Problem to solve = Return the listing below verbatim. Pictures do not belong in the copy.

Data =
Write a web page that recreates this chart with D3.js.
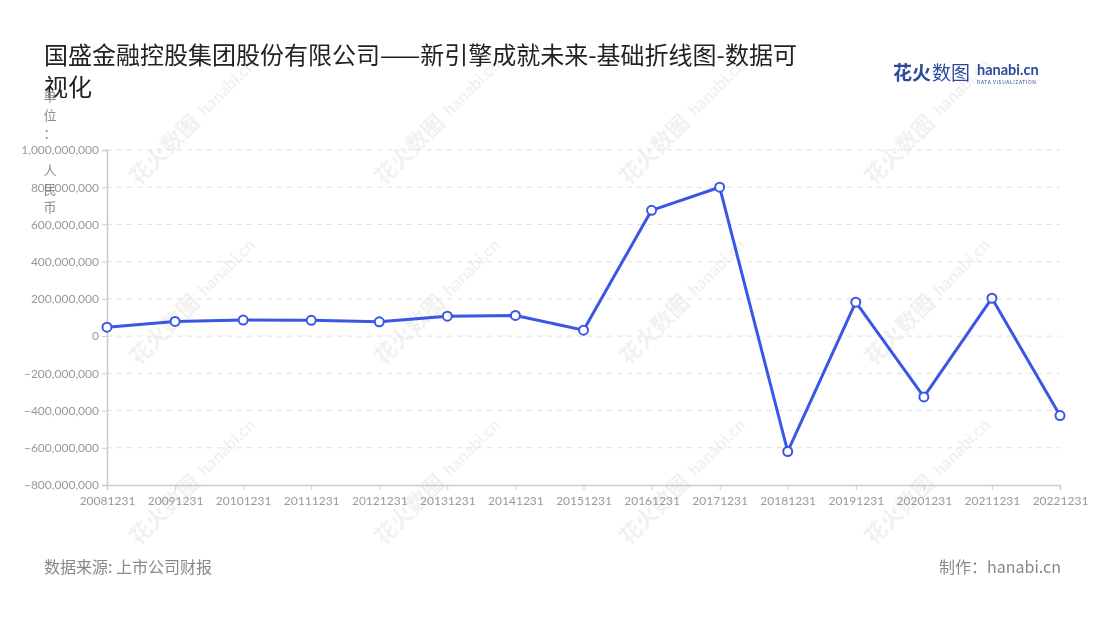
<!DOCTYPE html>
<html><head><meta charset="utf-8">
<script src="https://cdn.jsdelivr.net/npm/d3@7"></script>
<style>
html,body{margin:0;padding:0;background:#fff;}
svg{font-family:"Noto Sans CJK SC","Noto Sans",sans-serif;display:block;}
</style></head>
<body><svg id="c" width="1100" height="620"></svg>
<script>
const categories = ["20081231","20091231","20101231","20111231","20121231","20131231","20141231","20151231","20161231","20171231","20181231","20191231","20201231","20211231","20221231"];
const values = [48000000,79000000,86000000,85000000,77000000,107000000,111000000,32000000,676000000,800000000,-620000000,182000000,-327000000,204000000,-427000000];
const yTicks = [-800000000,-600000000,-400000000,-200000000,0,200000000,400000000,600000000,800000000,1000000000];
const titleLines = ["国盛金融控股集团股份有限公司——新引擎成就未来-基础折线图-数据可","视化"];
const unitLabel = ["单","位","：","","人","民","币"];
const sourceText = "数据来源: 上市公司财报";
const makerText = "制作：hanabi.cn";

(function(){
const svg = d3.select("#c");
const pLeft = 107, pRight = 1060, pTop = 150, pBottom = 485;

// watermarks
const wm = svg.append("g").attr("opacity", 0.07);
for (let r = 0; r < 3; r++) {
  for (let c = 0; c < 4; c++) {
    const cx = 160 + c * 245, cy = 165 + r * 180;
    const g = wm.append("g").attr("transform", `translate(${cx},${cy}) rotate(-45)`);
    g.append("text").attr("x", -30).attr("y", 0).attr("font-size", 22).attr("font-weight", "bold").attr("fill", "#333").text("花火数图");
    g.append("text").attr("x", 66).attr("y", -2).attr("font-size", 17).attr("font-weight", "bold").attr("fill", "#333").attr("font-family", "Lato, sans-serif").text("hanabi.cn");
  }
}

const x = d3.scalePoint().domain(categories).range([pLeft, pRight]);
const y = d3.scaleLinear().domain([-800000000, 1000000000]).range([pBottom, pTop]);

// grid
svg.append("g").selectAll("line").data(yTicks.filter(d => d !== -800000000)).join("line")
  .attr("x1", pLeft).attr("x2", pRight)
  .attr("y1", d => y(d)).attr("y2", d => y(d))
  .attr("stroke", "#e0e0e0").attr("stroke-dasharray", "5,5").attr("stroke-width", 1);

// y axis
const fmt = d3.format(",");
const ya = svg.append("g").attr("transform", `translate(${pLeft},0)`)
  .call(d3.axisLeft(y).tickValues(yTicks).tickFormat(d => fmt(d)).tickSize(5).tickPadding(3));
ya.select(".domain").attr("stroke", "#ccc").attr("stroke-width", 1.5);
ya.selectAll(".tick line").attr("stroke", "#ccc");
ya.selectAll("text").attr("fill", "#999").attr("font-size", 12).attr("font-family", "Lato, 'Noto Sans', sans-serif");

// x axis
const xa = svg.append("g").attr("transform", `translate(0,${pBottom})`)
  .call(d3.axisBottom(x).tickSize(5).tickPadding(6).tickSizeOuter(5));
xa.select(".domain").attr("stroke", "#ccc").attr("stroke-width", 1.5);
xa.selectAll(".tick line").attr("stroke", "#ccc");
xa.selectAll("text").attr("fill", "#999").attr("font-size", 12).attr("font-family", "Lato, 'Noto Sans', sans-serif");

// line
const color = "#3a56e4";
svg.append("path").datum(values)
  .attr("fill", "none").attr("stroke", color).attr("stroke-width", 3).attr("stroke-linejoin", "round")
  .attr("d", d3.line().x((d, i) => x(categories[i])).y(d => y(d)));
svg.append("g").selectAll("circle").data(values).join("circle")
  .attr("cx", (d, i) => x(categories[i])).attr("cy", d => y(d)).attr("r", 4.5)
  .attr("fill", "#fff").attr("stroke", color).attr("stroke-width", 2);

// title
const t = svg.append("text").attr("font-size", 24).attr("fill", "#222");
titleLines.forEach((l, i) => t.append("tspan").attr("x", 44).attr("y", 64 + i * 32).text(l));

// unit label (vertical)
const u = svg.append("text").attr("font-size", 13).attr("fill", "#8a8a9c").attr("text-anchor", "middle");
unitLabel.forEach((ch, i) => u.append("tspan").attr("x", 50).attr("y", 101 + i * 18.5).text(ch));

// logo
const logo = svg.append("g");
logo.append("text").attr("x", 893).attr("y", 80).attr("font-size", 19).attr("font-weight", "bold").attr("fill", "#2b4a9c").text("花火");
logo.append("text").attr("x", 932).attr("y", 80).attr("font-size", 19).attr("fill", "#2b4a9c").text("数图");
logo.append("text").attr("x", 977).attr("y", 75).attr("font-size", 14.5).attr("font-weight", "bold").attr("fill", "#2b4a9c").attr("font-family", "Lato, sans-serif").text("hanabi.cn");
logo.append("text").attr("x", 977).attr("y", 84).attr("font-size", 5).attr("fill", "#2b4a9c").attr("letter-spacing", 0.6).text("DATA VISUALIZATION");

// footer
svg.append("text").attr("x", 44).attr("y", 573).attr("font-size", 16).attr("fill", "#888").text(sourceText);
svg.append("text").attr("x", 1061).attr("y", 573).attr("font-size", 16).attr("fill", "#888").attr("text-anchor", "end").text(makerText);
})();
</script></body></html>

Written reply =
Write a web page that recreates this chart with D3.js.
<!DOCTYPE html>
<html><head><meta charset="utf-8">
<script src="https://cdn.jsdelivr.net/npm/d3@7"></script>
<style>
html,body{margin:0;padding:0;background:#fff;}
svg{font-family:"Noto Sans CJK SC","Noto Sans",sans-serif;display:block;}
</style></head>
<body><svg id="c" width="1100" height="620"></svg>
<script>
const categories = ["20081231","20091231","20101231","20111231","20121231","20131231","20141231","20151231","20161231","20171231","20181231","20191231","20201231","20211231","20221231"];
const values = [48000000,79000000,86000000,85000000,77000000,107000000,111000000,32000000,676000000,800000000,-620000000,182000000,-327000000,204000000,-427000000];
const yTicks = [-800000000,-600000000,-400000000,-200000000,0,200000000,400000000,600000000,800000000,1000000000];
const titleLines = ["国盛金融控股集团股份有限公司——新引擎成就未来-基础折线图-数据可","视化"];
const unitLabel = ["单","位","：","","人","民","币"];
const sourceText = "数据来源: 上市公司财报";
const makerText = "制作：hanabi.cn";

(function(){
const svg = d3.select("#c");
const pLeft = 107, pRight = 1060, pTop = 150, pBottom = 485;

// watermarks
const wm = svg.append("g").attr("opacity", 0.07);
for (let r = 0; r < 3; r++) {
  for (let c = 0; c < 4; c++) {
    const cx = 160 + c * 245, cy = 165 + r * 180;
    const g = wm.append("g").attr("transform", `translate(${cx},${cy}) rotate(-45)`);
    g.append("text").attr("x", -30).attr("y", 0).attr("font-size", 22).attr("font-weight", "bold").attr("fill", "#333").text("花火数图");
    g.append("text").attr("x", 66).attr("y", -2).attr("font-size", 17).attr("font-weight", "bold").attr("fill", "#333").attr("font-family", "Lato, sans-serif").text("hanabi.cn");
  }
}

const x = d3.scalePoint().domain(categories).range([pLeft, pRight]);
const y = d3.scaleLinear().domain([-800000000, 1000000000]).range([pBottom, pTop]);

// grid
svg.append("g").selectAll("line").data(yTicks.filter(d => d !== -800000000)).join("line")
  .attr("x1", pLeft).attr("x2", pRight)
  .attr("y1", d => y(d)).attr("y2", d => y(d))
  .attr("stroke", "#e0e0e0").attr("stroke-dasharray", "5,5").attr("stroke-width", 1);

// y axis
const fmt = d3.format(",");
const ya = svg.append("g").attr("transform", `translate(${pLeft},0)`)
  .call(d3.axisLeft(y).tickValues(yTicks).tickFormat(d => fmt(d)).tickSize(5).tickPadding(3));
ya.select(".domain").attr("stroke", "#ccc").attr("stroke-width", 1.5);
ya.selectAll(".tick line").attr("stroke", "#ccc");
ya.selectAll("text").attr("fill", "#999").attr("font-size", 12).attr("font-family", "Lato, 'Noto Sans', sans-serif");

// x axis
const xa = svg.append("g").attr("transform", `translate(0,${pBottom})`)
  .call(d3.axisBottom(x).tickSize(5).tickPadding(6).tickSizeOuter(5));
xa.select(".domain").attr("stroke", "#ccc").attr("stroke-width", 1.5);
xa.selectAll(".tick line").attr("stroke", "#ccc");
xa.selectAll("text").attr("fill", "#999").attr("font-size", 12).attr("font-family", "Lato, 'Noto Sans', sans-serif");

// line
const color = "#3a56e4";
svg.append("path").datum(values)
  .attr("fill", "none").attr("stroke", color).attr("stroke-width", 3).attr("stroke-linejoin", "round")
  .attr("d", d3.line().x((d, i) => x(categories[i])).y(d => y(d)));
svg.append("g").selectAll("circle").data(values).join("circle")
  .attr("cx", (d, i) => x(categories[i])).attr("cy", d => y(d)).attr("r", 4.5)
  .attr("fill", "#fff").attr("stroke", color).attr("stroke-width", 2);

// title
const t = svg.append("text").attr("font-size", 24).attr("fill", "#222");
titleLines.forEach((l, i) => t.append("tspan").attr("x", 44).attr("y", 64 + i * 32).text(l));

// unit label (vertical)
const u = svg.append("text").attr("font-size", 13).attr("fill", "#8a8a9c").attr("text-anchor", "middle");
unitLabel.forEach((ch, i) => u.append("tspan").attr("x", 50).attr("y", 101 + i * 18.5).text(ch));

// logo
const logo = svg.append("g");
logo.append("text").attr("x", 893).attr("y", 80).attr("font-size", 19).attr("font-weight", "bold").attr("fill", "#2b4a9c").text("花火");
logo.append("text").attr("x", 932).attr("y", 80).attr("font-size", 19).attr("fill", "#2b4a9c").text("数图");
logo.append("text").attr("x", 977).attr("y", 75).attr("font-size", 14.5).attr("font-weight", "bold").attr("fill", "#2b4a9c").attr("font-family", "Lato, sans-serif").text("hanabi.cn");
logo.append("text").attr("x", 977).attr("y", 84).attr("font-size", 5).attr("fill", "#2b4a9c").attr("letter-spacing", 0.6).text("DATA VISUALIZATION");

// footer
svg.append("text").attr("x", 44).attr("y", 573).attr("font-size", 16).attr("fill", "#888").text(sourceText);
svg.append("text").attr("x", 1061).attr("y", 573).attr("font-size", 16).attr("fill", "#888").attr("text-anchor", "end").text(makerText);
})();
</script></body></html>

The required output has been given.